An ordinary differential equation (ODE) is differential equation for the derivative of a function of one variable. When an ODE is in a form of y'=f(x,y) , this is just a first order ordinary differential equation.
The y ' is the same as (dy)/(dx) therefor first order ODE can written in a form of (dy)/(dx) = f(x,y)
That is form of the given problem: (dy)/(dx) = 6x^2.
We may apply integration after we rearrange it in a form of variable separable differential equation: N(y) dy = M(x) dx .
By cross-multiplication, we can be rearrange the problem into: (dy) = 6x^2dx .

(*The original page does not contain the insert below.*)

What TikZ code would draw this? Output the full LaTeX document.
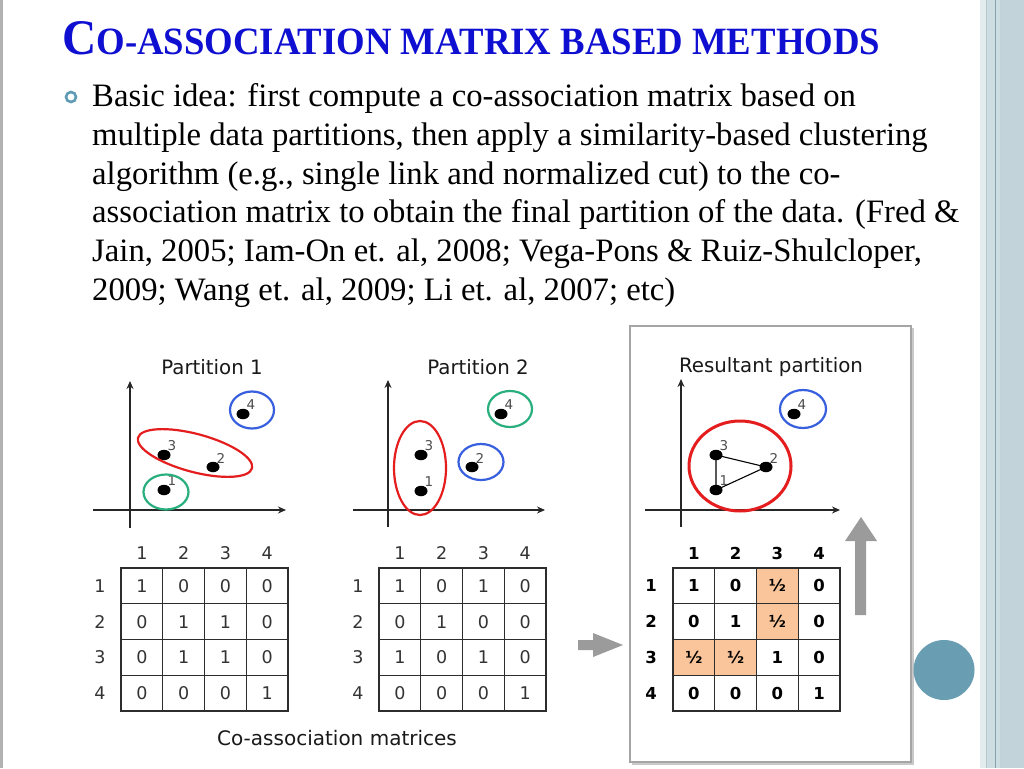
\documentclass[tikz,border=0pt]{standalone}
\usepackage{graphicx}
\usepackage{fontspec}
\setmainfont{Liberation Serif}
\newfontfamily\djsans{DejaVu Sans}
\usetikzlibrary{arrows.meta,shapes.geometric,calc}
\definecolor{titleblue}{RGB}{15,15,210}
\definecolor{bulletc}{RGB}{95,155,180}
\definecolor{cellorange}{RGB}{250,197,154}
\definecolor{arrowgrey}{RGB}{155,155,155}
\definecolor{gridc}{RGB}{45,45,45}
\definecolor{cgreen}{RGB}{40,175,125}
\definecolor{cred}{RGB}{228,30,30}
\definecolor{cblue}{RGB}{55,95,222}
\definecolor{discc}{RGB}{105,157,178}
\definecolor{boxgrey}{RGB}{165,165,165}
\definecolor{stripeA}{RGB}{226,235,238}
\definecolor{stripeB}{RGB}{205,221,226}
\definecolor{stripeC}{RGB}{194,212,218}
\definecolor{stripeL}{RGB}{130,163,174}
\begin{document}
\begin{tikzpicture}[x=1pt,y=-1pt,
  body/.style={anchor=base west,inner sep=0pt,font=\fontsize{32.7}{32.7}\selectfont,text=black},
  ptitle/.style={inner sep=0pt,font=\djsans\fontsize{19.8}{19.8}\selectfont,text=black!90},
  axisline/.style={draw=black!85,line width=1.3pt,-{Stealth[length=8pt,width=7pt]}},
  dotn/.style={ellipse,fill=black,minimum width=13pt,minimum height=10.5pt,inner sep=0pt},
  lbl/.style={inner sep=0pt,font=\djsans\fontsize{13.5}{13.5}\selectfont,text=black!70},
  grp/.style={line width=2.2pt},
  cell/.style={draw=gridc,line width=1.2pt,minimum width=41.75pt,minimum height=35.75pt,inner sep=0pt,font=\djsans\fontsize{17.5}{17.5}\selectfont,text=black!80},
  bcell/.style={cell,font=\djsans\bfseries\fontsize{16.5}{16.5}\selectfont,text=black},
  hdr/.style={inner sep=0pt,font=\djsans\fontsize{17.5}{17.5}\selectfont,text=black!80},
  bhdr/.style={inner sep=0pt,font=\djsans\bfseries\fontsize{16.5}{16.5}\selectfont,text=black},
  bigarrow/.style={fill=arrowgrey,draw=none}
]
\useasboundingbox (0,0) rectangle (1024,768);
\fill[white] (0,0) rectangle (1024,768);
% left edge and right stripes
\fill[black!30] (0,0) rectangle (3,768);
\fill[stripeB] (980,0) rectangle (1024,768);
\fill[stripeA] (980,0) rectangle (986,768);
\fill[stripeC] (1000,0) rectangle (1024,768);
\draw[stripeL!60,line width=0.8pt] (986.5,0) -- (986.5,768);
\draw[stripeL,line width=1pt] (995.5,0) -- (995.5,768);
\draw[stripeL!50,line width=0.8pt] (1000.5,0) -- (1000.5,768);

% title
\node[anchor=base west,inner sep=0pt,text=titleblue] (title) at (62,55)
  {\resizebox{818pt}{33pt}{\bfseries\fontsize{40}{40}\selectfont C\fontsize{31}{31}\selectfont O-ASSOCIATION MATRIX BASED METHODS}};

% bullet
\draw[bulletc,line width=2.6pt] (71,97) circle[radius=5pt];
\node[body] (t1) at (92,106) {Basic idea: first compute a co-association matrix based on};
\node[body] (t2) at (92,145) {multiple data partitions, then apply a similarity-based clustering};
\node[body] (t3) at (92,184) {algorithm (e.g., single link and normalized cut) to the co-};
\node[body] (t4) at (92,222) {association matrix to obtain the final partition of the data. (Fred \&};
\node[body] (t5) at (92,261) {Jain, 2005; Iam-On et. al, 2008; Vega-Pons \& Ruiz-Shulcloper,};
\node[body] (t6) at (92,300) {2009; Wang et. al, 2009; Li et. al, 2007; etc)};

% resultant box
\draw[boxgrey!60,line width=2pt] (632,764) -- (913,764) -- (913,328);
\draw[boxgrey,line width=1.4pt] (630,326) rectangle (911,762);

% ---------- Partition 1 ----------
\node[ptitle] (pt1) at (212,367) {Partition 1};
\draw[axisline] (93,510) -- (286,510);
\draw[axisline] (130,528) -- (130,381);
\node[dotn] (a1) at (164,490) {};
\node[dotn] (a3) at (164,455) {};
\node[dotn] (a2) at (213,467) {};
\node[dotn] (a4) at (243,414) {};
\node[lbl] (la1) at (172,481) {1};
\node[lbl] (la3) at (172,446) {3};
\node[lbl] (la2) at (221,458) {2};
\node[lbl] (la4) at (251,405) {4};
\draw[grp,cgreen] (166,492) ellipse[x radius=22.5pt,y radius=17.5pt];
\draw[grp,cred,rotate around={-15:(195,453)}] (195,453) ellipse[x radius=59pt,y radius=19pt];
\draw[grp,cblue] (252,410) ellipse[x radius=22pt,y radius=18.5pt];

% ---------- Partition 2 ----------
\node[ptitle] (pt2) at (478,367) {Partition 2};
\draw[axisline] (353,510) -- (545,510);
\draw[axisline] (388,527) -- (388,380);
\node[dotn] (b1) at (421,491) {};
\node[dotn] (b3) at (421,455) {};
\node[dotn] (b2) at (472,467) {};
\node[dotn] (b4) at (501,414) {};
\node[lbl] (lb1) at (429,482) {1};
\node[lbl] (lb3) at (429,446) {3};
\node[lbl] (lb2) at (480,458) {2};
\node[lbl] (lb4) at (509,405) {4};
\draw[grp,cred] (420,468) ellipse[x radius=26pt,y radius=47pt];
\draw[grp,cblue] (481,462) ellipse[x radius=22.5pt,y radius=18pt];
\draw[grp,cgreen] (510,409) ellipse[x radius=22pt,y radius=18pt];

% ---------- Resultant ----------
\node[ptitle] (pt3) at (771,367) {Resultant partition};
\draw[axisline] (645,510) -- (840,510);
\draw[axisline] (681,527) -- (681,379);
\node[dotn] (c1) at (716,490) {};
\node[dotn] (c3) at (716,455) {};
\node[dotn] (c2) at (766,467) {};
\node[dotn] (c4) at (794,414) {};
\draw[black,line width=1.1pt] (c1.center) -- (c3.center) -- (c2.center) -- (c1.center);
\node[lbl] (lc1) at (724,481) {1};
\node[lbl] (lc3) at (724,446) {3};
\node[lbl] (lc2) at (774,458) {2};
\node[lbl] (lc4) at (802,405) {4};
\draw[cred,line width=3pt] (740,466) ellipse[x radius=51pt,y radius=45pt];
\draw[grp,cblue] (803,409) ellipse[x radius=23pt,y radius=19pt];

% ---------- Matrices ----------
\foreach \i in {1,...,4}{
  \node[hdr] (mah\i) at ({121+41.75*(\i-0.5)},553) {\i};
  \node[hdr] (mar\i) at (100,{568+35.75*(\i-0.5)}) {\i};
  \node[hdr] (mbh\i) at ({379+41.75*(\i-0.5)},553) {\i};
  \node[hdr] (mbr\i) at (358,{568+35.75*(\i-0.5)}) {\i};
  \node[bhdr] (mch\i) at ({673+41.75*(\i-0.5)},553) {\i};
  \node[bhdr] (mcr\i) at (651,{568+35.75*(\i-0.5)}) {\i};
}
\foreach \v [count=\k from 0] in {1,0,0,0,0,1,1,0,0,1,1,0,0,0,0,1}{
  \pgfmathtruncatemacro\r{div(\k,4)}
  \pgfmathtruncatemacro\c{mod(\k,4)}
  \node[cell] (ma-\r-\c) at ({121+41.75*(\c+0.5)},{568+35.75*(\r+0.5)}) {\v};
}
\foreach \v [count=\k from 0] in {1,0,1,0,0,1,0,0,1,0,1,0,0,0,0,1}{
  \pgfmathtruncatemacro\r{div(\k,4)}
  \pgfmathtruncatemacro\c{mod(\k,4)}
  \node[cell] (mb-\r-\c) at ({379+41.75*(\c+0.5)},{568+35.75*(\r+0.5)}) {\v};
}
\foreach \v/\f [count=\k from 0] in {1/white,0/white,½/cellorange,0/white,0/white,1/white,½/cellorange,0/white,½/cellorange,½/cellorange,1/white,0/white,0/white,0/white,0/white,1/white}{
  \pgfmathtruncatemacro\r{div(\k,4)}
  \pgfmathtruncatemacro\c{mod(\k,4)}
  \node[bcell,fill=\f] (mc-\r-\c) at ({673+41.75*(\c+0.5)},{568+35.75*(\r+0.5)}) {\v};
}
\node[inner sep=0pt,font=\djsans\fontsize{20}{20}\selectfont,text=black!90] (cap) at (337,738) {Co-association matrices};

% big grey arrows
\fill[bigarrow] (578,640) -- (593,640) -- (593,633) -- (623,645) -- (593,657) -- (593,650) -- (578,650) -- cycle;
\fill[bigarrow] (855,615) -- (855,541) -- (845,541) -- (861,517) -- (877,541) -- (866,541) -- (866,615) -- cycle;

% decorative disc
\fill[discc] (944,670) ellipse[x radius=30.5pt,y radius=30pt];
\end{tikzpicture}
\end{document}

Apply direct integration on both sides:
int (dy) =int 6x^2dx .
For the left side, we may apply basic integration property:
int (dy)=y
For the right side, we may apply the basic integration property: int c*f(x)dx = c int f(x) dx .
int 6x^2dx =6int x^2dx
Then apply Power Rule for integration: int u^n du= u^(n+1)/(n+1)+C
6 int x^2dx = 6*x^(2+1)/(2+1)
= 6*x^3/3+C
= 2x^3+C

Combining the results, we get the general solution for differential equation:
y=2x^3+C